-- What this task involves --
From the first line of the listing below, retype each line up to and including the one with "accum = np.cumsum(np.where(day_index"; pictures stay out.
───── Collected material ─────
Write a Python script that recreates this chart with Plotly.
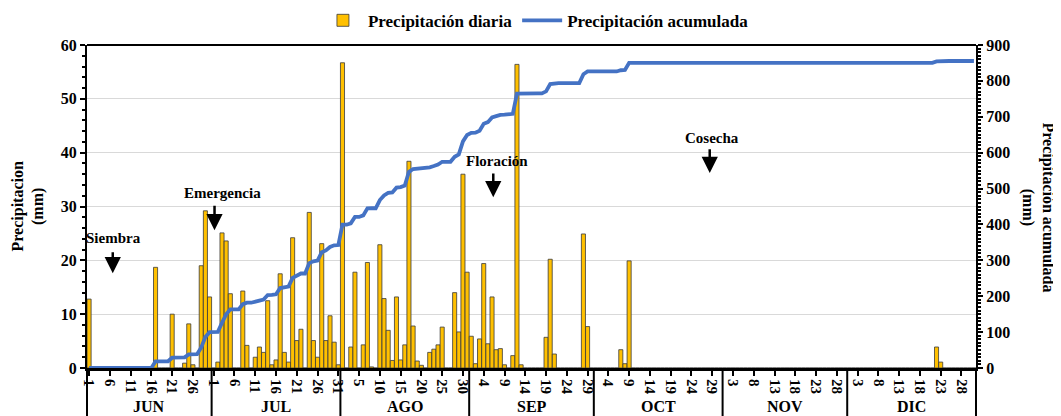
import numpy as np
import plotly.graph_objects as go

# ---------------- data (daily precipitation, mm) ----------------
months = ["JUN", "JUL", "AGO", "SEP", "OCT", "NOV", "DIC"]

jun = [12.8, 0, 0, 0, 0, 0, 0, 0, 0, 0, 0, 0, 0, 0, 0, 0, 18.7, 0, 0, 0,
       10.0, 0, 0, 0.9, 8.2, 0.6, 0, 19.0, 29.2, 13.2]
jul = [0, 1.1, 25.1, 23.6, 13.8, 0, 0, 14.3, 4.2, 0, 2.0, 3.9, 2.9, 12.5, 0.6,
       1.5, 17.5, 2.9, 1.1, 24.2, 5.1, 7.2, 0, 28.9, 5.1, 2.0, 23.1, 5.1, 9.7, 4.8, 0.6]
ago = [56.7, 0, 3.9, 17.8, 0, 4.3, 19.6, 0.2, 0, 22.9, 12.9, 7.0, 1.4, 13.2, 1.5,
       4.3, 38.4, 7.8, 1.3, 0.5, 0, 2.9, 3.5, 4.3, 7.6, 0, 0, 14.0, 6.7, 36.0, 17.8]
sep = [5.9, 0.8, 5.4, 19.4, 4.5, 13.2, 3.4, 3.6, 0.6, 0, 2.3, 56.4, 0.6, 0, 0,
       0, 0, 0, 5.7, 20.2, 2.6, 0, 0, 0, 0, 0, 0, 24.9, 7.7, 0]
oct_ = [0, 0, 0, 0, 0, 0, 3.4, 0.8, 19.9, 0, 0, 0, 0, 0, 0, 0, 0, 0, 0, 0,
        0, 0, 0, 0, 0, 0, 0, 0, 0, 0, 0]
nov = [0] * 30
dic = [0, 0, 0, 0, 0, 0, 0, 0, 0, 0, 0, 0, 0, 0, 0, 0, 0, 0, 0, 0,
       0, 3.9, 1.1, 0, 0, 0, 0, 0, 0, 0, 0]

month_lists = [jun, jul, ago, sep, oct_, nov, dic]
daily = np.array(sum(month_lists, []), dtype=float)
n_days = len(daily)
day_index = np.arange(n_days)

# accumulated precipitation counted from sowing (Siembra)
SOWING_INDEX = 6
accum = np.cumsum(np.where(day_index >= SOWING_INDEX, daily, 0.0))

# x tick labels (every 5 days)
tick_positions = list(range(0, n_days, 5))
tick_labels = ["1", "6", "11", "16", "21", "26",
               "1", "6", "11", "16", "21", "26", "31",
               "5", "10", "15", "20", "25", "30",
               "4", "9", "14", "19", "24", "29",
               "4", "9", "14", "19", "24", "29",
               "3", "8", "13", "18", "23", "28",
               "3", "8", "13", "18", "23", "28"]

stages = ["Siembra", "Emergencia", "Floración", "Cosecha"]

# ---------------- figure ----------------
FONT = "Liberation Serif, Times New Roman, serif"
PLOT_W, PLOT_H = 889, 323
fig = go.Figure()

fig.add_trace(go.Bar(
    x=day_index, y=daily, name="Precipitación diaria",
    marker=dict(color="#FFC000", line=dict(color="#3a3a3a", width=0.8)),
    yaxis="y",
))
fig.add_trace(go.Scatter(
    x=day_index, y=accum, name="Precipitación acumulada", mode="lines",
    line=dict(color="#4472C4", width=3.8), yaxis="y2",
))

fig.update_layout(
    width=1053, height=408,
    margin=dict(l=79, r=85, t=37, b=48, autoexpand=False),
    paper_bgcolor="white", plot_bgcolor="white",
    font=dict(family=FONT, size=16, color="black", weight="bold"),
    bargap=0.02,
    showlegend=True,
    legend=dict(orientation="h", x=0.505, xanchor="center", y=1.075, yanchor="middle",
                font=dict(family=FONT, size=17, color="black", weight="bold"),
                bgcolor="rgba(0,0,0,0)", itemwidth=40),
    xaxis=dict(
        range=[-0.5, n_days - 0.5], showgrid=False, zeroline=False,
        showline=True, linecolor="black", linewidth=3,
        tickmode="array", tickvals=tick_positions, ticktext=tick_labels,
        tickangle=90, ticks="outside", ticklen=5, tickwidth=1.5, tickcolor="black",
        tickfont=dict(family=FONT, size=15, color="black", weight="bold"),
        automargin=False,
    ),
    yaxis=dict(
        range=[0, 60], dtick=10, showgrid=True, gridcolor="#d9d9d9", gridwidth=1,
        zeroline=False, showline=True, linecolor="black", linewidth=2,
        ticks="outside", ticklen=5, tickwidth=1.5, tickcolor="black",
        minor=dict(dtick=2, ticks="outside", ticklen=3, tickcolor="black", showgrid=False),
        tickfont=dict(family=FONT, size=16, color="black", weight="bold"),
        automargin=False,
    ),
    yaxis2=dict(
        range=[0, 900], dtick=100, overlaying="y", side="right", showgrid=False,
        zeroline=False, showline=True, linecolor="black", linewidth=2,
        ticks="outside", ticklen=5, tickwidth=1.5, tickcolor="black",
        minor=dict(dtick=10, ticks="outside", ticklen=3, tickcolor="black", showgrid=False),
        tickfont=dict(family=FONT, size=16, color="black", weight="bold"),
        automargin=False,
    ),
)

# top border of plot
fig.add_shape(type="line", xref="paper", yref="paper", x0=0, x1=1, y0=1, y1=1,
              line=dict(color="black", width=2))

# month boxes below axis
bounds = np.concatenate([[0], np.cumsum([len(m) for m in month_lists])])
for b in bounds:
    fig.add_shape(type="line", xref="paper", yref="paper",
                  x0=b / n_days, x1=b / n_days, y0=0, y1=-0.25,
                  line=dict(color="black", width=2))
for i, name in enumerate(months):
    fig.add_annotation(xref="paper", yref="paper",
                       x=(bounds[i] + bounds[i + 1]) / 2 / n_days, y=-0.119,
                       text=name, showarrow=False, xanchor="center", yanchor="middle",
                       font=dict(family=FONT, size=16, color="black", weight="bold"))

# stage labels and arrows (text pos, arrow x, arrow tail y, arrow head y)
stage_layout = [
    (5.9, 24.1, 5.7, 21.8, 17.6),
    (32.0, 32.5, 30.2, 30.4, 25.6),
    (98.1, 38.4, 97.3, 36.4, 31.7),
    (149.9, 42.8, 149.4, 40.9, 36.2),
]
for label, (tx, ty, axx, tail, head) in zip(stages, stage_layout):
    fig.add_annotation(x=tx, y=ty, xref="x", yref="y", text=label, showarrow=False,
                       xanchor="center", yanchor="middle",
                       font=dict(family=FONT, size=15, color="black", weight="bold"))
    fig.add_annotation(x=axx, y=head, ax=axx, ay=tail, xref="x", yref="y",
                       axref="x", ayref="y", text="", showarrow=True,
                       arrowhead=2, arrowsize=1.3, arrowwidth=2.5, arrowcolor="black")

# axis titles
fig.add_annotation(xref="paper", yref="paper", x=(28 - 87) / PLOT_W, y=0.5,
                   text="Precipitacion<br>(mm)", textangle=-90, showarrow=False,
                   xanchor="center", yanchor="middle",
                   font=dict(family=FONT, size=16, color="black", weight="bold"))
fig.add_annotation(xref="paper", yref="paper", x=(1038 - 87) / PLOT_W, y=0.497,
                   text="Precipitación acumulada<br>(mm)", textangle=90, showarrow=False,
                   xanchor="center", yanchor="middle",
                   font=dict(family=FONT, size=16, color="black", weight="bold"))

fig.write_html("out.html")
─────
-- Reply --
Write a Python script that recreates this chart with Plotly.
import numpy as np
import plotly.graph_objects as go

# ---------------- data (daily precipitation, mm) ----------------
months = ["JUN", "JUL", "AGO", "SEP", "OCT", "NOV", "DIC"]

jun = [12.8, 0, 0, 0, 0, 0, 0, 0, 0, 0, 0, 0, 0, 0, 0, 0, 18.7, 0, 0, 0,
       10.0, 0, 0, 0.9, 8.2, 0.6, 0, 19.0, 29.2, 13.2]
jul = [0, 1.1, 25.1, 23.6, 13.8, 0, 0, 14.3, 4.2, 0, 2.0, 3.9, 2.9, 12.5, 0.6,
       1.5, 17.5, 2.9, 1.1, 24.2, 5.1, 7.2, 0, 28.9, 5.1, 2.0, 23.1, 5.1, 9.7, 4.8, 0.6]
ago = [56.7, 0, 3.9, 17.8, 0, 4.3, 19.6, 0.2, 0, 22.9, 12.9, 7.0, 1.4, 13.2, 1.5,
       4.3, 38.4, 7.8, 1.3, 0.5, 0, 2.9, 3.5, 4.3, 7.6, 0, 0, 14.0, 6.7, 36.0, 17.8]
sep = [5.9, 0.8, 5.4, 19.4, 4.5, 13.2, 3.4, 3.6, 0.6, 0, 2.3, 56.4, 0.6, 0, 0,
       0, 0, 0, 5.7, 20.2, 2.6, 0, 0, 0, 0, 0, 0, 24.9, 7.7, 0]
oct_ = [0, 0, 0, 0, 0, 0, 3.4, 0.8, 19.9, 0, 0, 0, 0, 0, 0, 0, 0, 0, 0, 0,
        0, 0, 0, 0, 0, 0, 0, 0, 0, 0, 0]
nov = [0] * 30
dic = [0, 0, 0, 0, 0, 0, 0, 0, 0, 0, 0, 0, 0, 0, 0, 0, 0, 0, 0, 0,
       0, 3.9, 1.1, 0, 0, 0, 0, 0, 0, 0, 0]

month_lists = [jun, jul, ago, sep, oct_, nov, dic]
daily = np.array(sum(month_lists, []), dtype=float)
n_days = len(daily)
day_index = np.arange(n_days)

# accumulated precipitation counted from sowing (Siembra)
SOWING_INDEX = 6
accum = np.cumsum(np.where(day_index >= SOWING_INDEX, daily, 0.0))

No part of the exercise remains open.